THE LIST of battleground states hasn’t changed much in the past twenty years, and is unlikely to change much before 2016. That means the next Republican nominee must pick up the electoral votes needed to win from a small group of states: Florida, Virginia, Ohio, Iowa, Colorado, Wisconsin, New Hampshire and Nevada. Virginia is a special case because of the large number of highly educated Northern Virginia voters attracted to Washington, DC, by the federal government. In each other case, GOP hopes rest on persuading larger numbers of white or Hispanic working-class voters to support the party’s nominee.

Colorado, Florida and Nevada all contain large, Democratic-leaning Hispanic populations that provided President Obama with his victory margins in 2008 and 2012. In 2012, their electorates were each between 14 and 19 percent Hispanic, and the president took between 60 (Florida) and 75 (Colorado) percent of those votes. The Hispanic population in each state continues to grow and in 2016 their share of the vote will be even higher.

Exit polls show that the growth or change in voting preference of the Hispanic community was the sole reason Mitt Romney lost each state. We can see this by comparing the share of the white vote obtained by both George W. Bush, who carried each of these states, and Romney. In 2004, Bush received 57 percent of the white vote in Colorado, 55 percent in Nevada and 57 percent in Florida. Romney received 54 percent in Colorado, 56 percent in Nevada and 61 percent in Florida. However, in each state the share of whites as a percentage of the electorate declined—by 3 percent in Florida, 8 percent in Colorado and a huge 13 percent in Nevada.

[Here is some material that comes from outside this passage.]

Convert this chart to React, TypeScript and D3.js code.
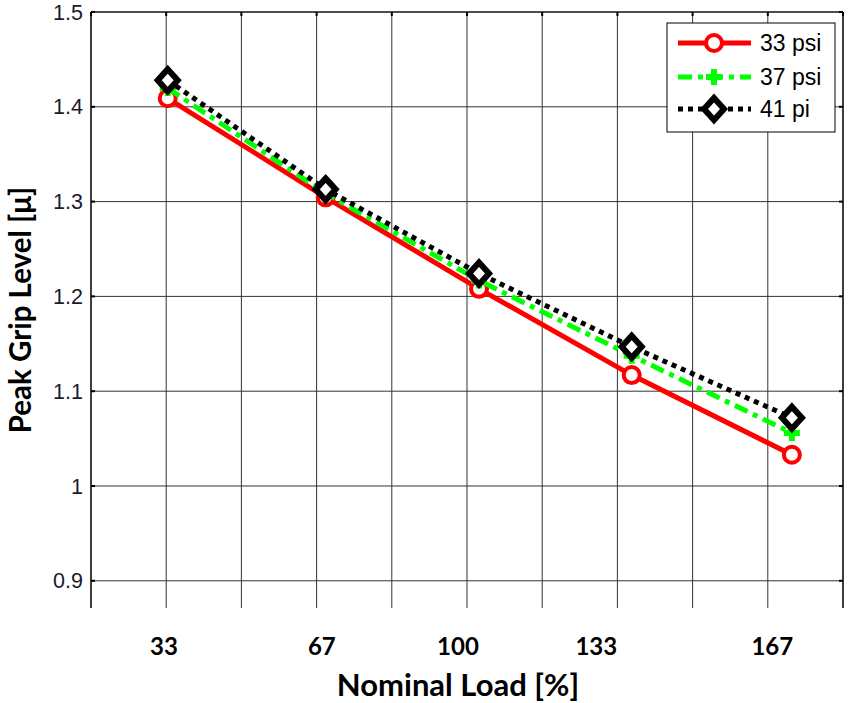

That decline was matched by large increases in each state’s Hispanic population. The share of the Hispanic vote in Colorado rose from 8 percent in 2004 to 14 percent in 2012; in Nevada from 10 percent to 19 percent; and in Florida from 15 percent to 17 percent. It’s true that Romney did much worse among Hispanics in these states and nationwide than did Bush, but even if Romney had matched Bush’s showing he would only have picked up Florida. By nearly doubling in size in only eight years, the Hispanic vote in Colorado and Nevada turned what had been reliably Republican states for decades into Democratic-leaning outposts.

Hispanic voters are overwhelmingly non-college-educated and earn below the median income. According to the Census Bureau, only 13 percent of Hispanics had a bachelor’s degree or higher in 2011. Thirty percent had no health insurance, and the Hispanic median income was only a shade over $38,000, significantly below the U.S. national median. Opinion surveys also show that Hispanics are much likelier than whites to support larger government and more services over smaller government and lower taxes. Any conservative effort to win back Colorado and Nevada must take notice of these facts.

A conservative GOP nominee may seek to counter these trends by relying on the swing states of the Northeast and Midwest. These states have few Hispanics and, except for Ohio, have much lower percentages of African Americans and Asians than the rest of the country. They are dominated, however, by blue-collar voters that are not evangelicals. Exit polls from 2008 show that whites without a college degree were a majority of the electorate in Ohio, Wisconsin and Iowa, and 45 percent in New Hampshire. This was much higher than their 39 percent national share. Moreover, blue-collar whites in these states are much likelier to be Catholic or Lutheran than they are nationally. Accordingly, President Obama carried the white working class in Wisconsin, Iowa and New Hampshire in 2008, losing it only in Ohio, where a larger percentage is neither Catholic nor Lutheran.